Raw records
━━━━━━

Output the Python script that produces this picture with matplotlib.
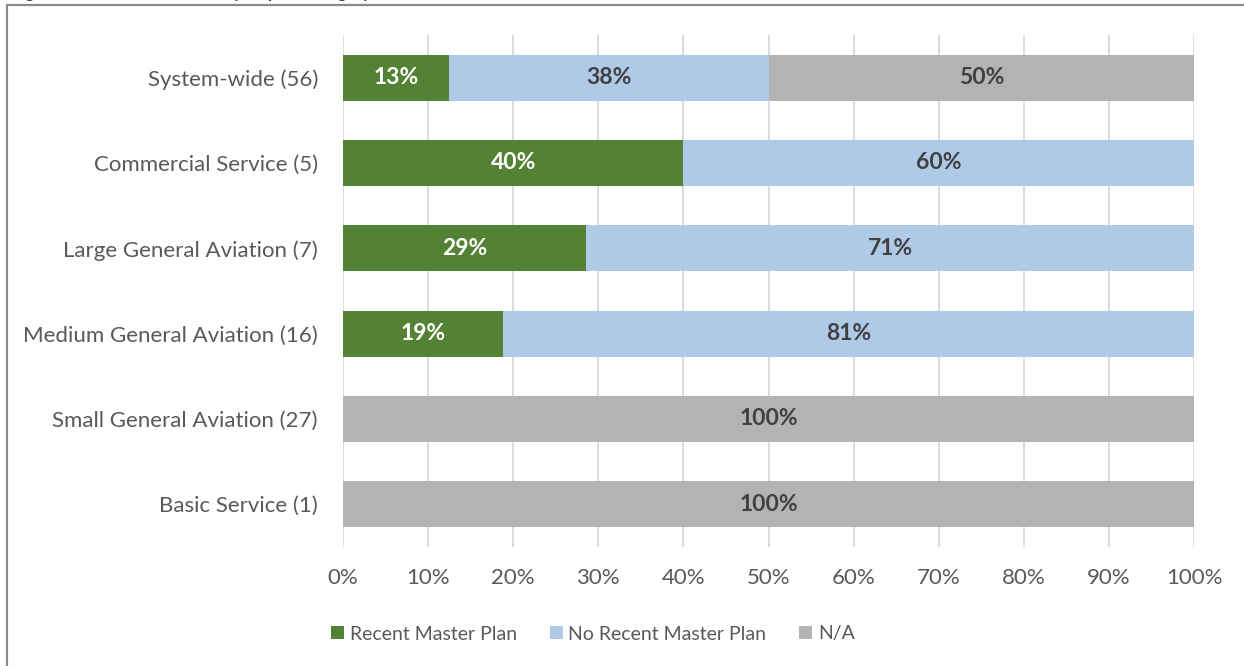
import numpy as np
import matplotlib.pyplot as plt
from matplotlib.patches import Rectangle

plt.rcParams['font.family'] = ['Lato', 'DejaVu Sans']

categories = ['System-wide (56)', 'Commercial Service (5)', 'Large General Aviation (7)',
              'Medium General Aviation (16)', 'Small General Aviation (27)', 'Basic Service (1)']
# airport counts per category
recent = np.array([7, 2, 2, 3, 0, 0])
no_recent = np.array([21, 3, 5, 13, 0, 0])
not_applicable = np.array([28, 0, 0, 0, 27, 1])
series_names = ['Recent Master Plan', 'No Recent Master Plan', 'N/A']
colors = ['#548235', '#AFCAE7', '#B3B3B3']
label_colors = ['white', '#404040', '#404040']

totals = recent + no_recent + not_applicable
shares = [recent / totals * 100, no_recent / totals * 100, not_applicable / totals * 100]

fig = plt.figure(figsize=(12.44, 6.66), dpi=100)
ax = fig.add_axes([343 / 1244, 1 - 547 / 666, 851 / 1244, 512 / 666])

# outer frame, runs off the right and bottom edges
fig.patches.append(Rectangle((7 / 1244, -0.1), 1.2, 1 - 5 / 666 + 0.1, transform=fig.transFigure,
                             fill=False, edgecolor='#8A8A8A', linewidth=1.6))
# caption above the frame, mostly cropped
fig.text(12 / 1244, 1 + 2 / 666, 'Figure 9: Master Plan Status by Airport Category', fontsize=12,
         fontweight='bold', color='#404040', va='baseline', ha='left')

y = np.arange(len(categories))
left = np.zeros(len(categories))
for vals, name, col, lcol in zip(shares, series_names, colors, label_colors):
    ax.barh(y, vals, left=left, height=0.54, color=col, label=name, zorder=2)
    for yi, l, v in zip(y, left, vals):
        if v > 0:
            ax.text(l + v / 2, yi, f'{int(v + 0.5)}%', ha='center', va='center',
                    color=lcol, fontsize=16.5, fontweight='bold', zorder=3)
    left = left + vals

ax.set_xlim(0, 100)
ax.set_ylim(len(categories) - 0.5, -0.5)
ax.set_xticks(np.arange(0, 101, 10))
ax.set_xticklabels([f'{t}%' for t in range(0, 101, 10)])
ax.set_yticks(y)
ax.set_yticklabels(categories)
ax.grid(axis='x', color='#D9D9D9', linewidth=1.3, zorder=0)
for s in ax.spines.values():
    s.set_visible(False)
ax.tick_params(axis='both', length=0, labelsize=16, labelcolor='#595959')
ax.tick_params(axis='x', pad=15)
ax.tick_params(axis='y', pad=18)

fig.legend(loc='center', bbox_to_anchor=(593 / 1244, 1 - 634 / 666), ncol=3, frameon=False,
           fontsize=14, labelcolor='#595959', handlelength=0.65, handleheight=0.65,
           handletextpad=0.3, columnspacing=1.7)

fig.savefig('out.png', dpi=100)
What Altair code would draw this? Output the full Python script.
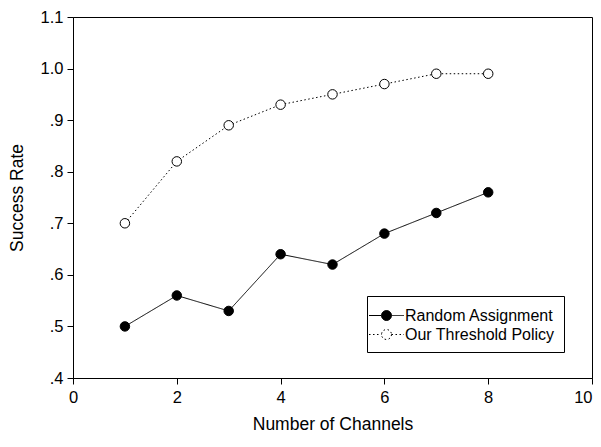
import altair as alt
import pandas as pd

channels = [1, 2, 3, 4, 5, 6, 7, 8]
random_assignment = [0.50, 0.56, 0.53, 0.64, 0.62, 0.68, 0.72, 0.76]
threshold_policy = [0.70, 0.82, 0.89, 0.93, 0.95, 0.97, 0.99, 0.99]
series_names = ["Random Assignment", "Our Threshold Policy"]
x_ticks = [0, 2, 4, 6, 8, 10]
y_ticks = [0.4, 0.5, 0.6, 0.7, 0.8, 0.9, 1.0, 1.1]

df = pd.concat([
    pd.DataFrame({"ch": channels, "rate": random_assignment, "series": series_names[0]}),
    pd.DataFrame({"ch": channels, "rate": threshold_policy, "series": series_names[1]}),
])

FONT = "Liberation Sans"

x = alt.X("ch:Q", scale=alt.Scale(domain=[0, 10], nice=False),
          axis=alt.Axis(values=x_ticks, title="Number of Channels", grid=False, format="d",
                        labelAlign={"condition": {"test": "datum.value >= 10", "value": "right"},
                                    "value": "center"}))
y = alt.Y("rate:Q", scale=alt.Scale(domain=[0.4, 1.1], nice=False, zero=False),
          axis=alt.Axis(values=y_ticks, title="Success Rate", grid=False,
                        labelExpr="datum.value < 1 ? replace(format(datum.value, '.1f'), '0.', '.') : format(datum.value, '.1f')"))

legend_symbol = ("M-1.75,0H-0.5 M0.5,0H1.75 M0.5,0A0.5,0.5 0 1,1 -0.5,0A0.5,0.5 0 1,1 0.5,0Z")

leg = alt.Legend(orient="none", legendX=294, legendY=279, title=None,
                 symbolType=legend_symbol, symbolSize=400, symbolStrokeColor="black",
                 symbolStrokeWidth=1, strokeColor="black", padding=9,
                 labelFont=FONT, labelFontSize=16, labelColor="black",
                 rowPadding=0, labelOffset=8)

dash_scale = alt.Scale(domain=series_names, range=[[1, 0], [1.5, 2.5]])
fill_scale = alt.Scale(domain=series_names, range=["black", "white"])

lines = alt.Chart(df).mark_line(color="black", strokeWidth=1).encode(
    x=x, y=y,
    strokeDash=alt.StrokeDash("series:N", sort=series_names, scale=dash_scale, legend=leg))

points = alt.Chart(df).mark_point(filled=False, shape="circle", size=90, stroke="black",
                                  strokeWidth=1, opacity=1).encode(
    x=x, y=y,
    fill=alt.Fill("series:N", sort=series_names, scale=fill_scale, legend=leg))

chart = alt.layer(lines, points).properties(
    width=519, height=361,
    autosize=alt.AutoSizeParams(type="none"),
    padding={"left": 65, "top": 9, "right": 1, "bottom": 56},
).configure_view(stroke="black", strokeWidth=1).configure_axis(
    domainColor="black", tickColor="black", tickSize=6, labelFont=FONT, labelFontSize=16.5,
    labelColor="black", titleFont=FONT, titleFontSize=17.5, titleFontWeight="normal",
    titleColor="black", labelPadding=4,
).configure_axisX(titlePadding=10, labelPadding=5).configure_axisY(titlePadding=14)

chart.save("out.html", embed_options={"renderer": "svg", "actions": False})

━━━━━━

▶ _YOUR TASK_: Return only the lines running from the top of the data to the line that holds "ax = fig.add_axes([343". Include both of those lines, but skip the pictures.

▶ _WRITTEN REPLY_:
Output the Python script that produces this picture with matplotlib.
import numpy as np
import matplotlib.pyplot as plt
from matplotlib.patches import Rectangle

plt.rcParams['font.family'] = ['Lato', 'DejaVu Sans']

categories = ['System-wide (56)', 'Commercial Service (5)', 'Large General Aviation (7)',
              'Medium General Aviation (16)', 'Small General Aviation (27)', 'Basic Service (1)']
# airport counts per category
recent = np.array([7, 2, 2, 3, 0, 0])
no_recent = np.array([21, 3, 5, 13, 0, 0])
not_applicable = np.array([28, 0, 0, 0, 27, 1])
series_names = ['Recent Master Plan', 'No Recent Master Plan', 'N/A']
colors = ['#548235', '#AFCAE7', '#B3B3B3']
label_colors = ['white', '#404040', '#404040']

totals = recent + no_recent + not_applicable
shares = [recent / totals * 100, no_recent / totals * 100, not_applicable / totals * 100]

fig = plt.figure(figsize=(12.44, 6.66), dpi=100)
ax = fig.add_axes([343 / 1244, 1 - 547 / 666, 851 / 1244, 512 / 666])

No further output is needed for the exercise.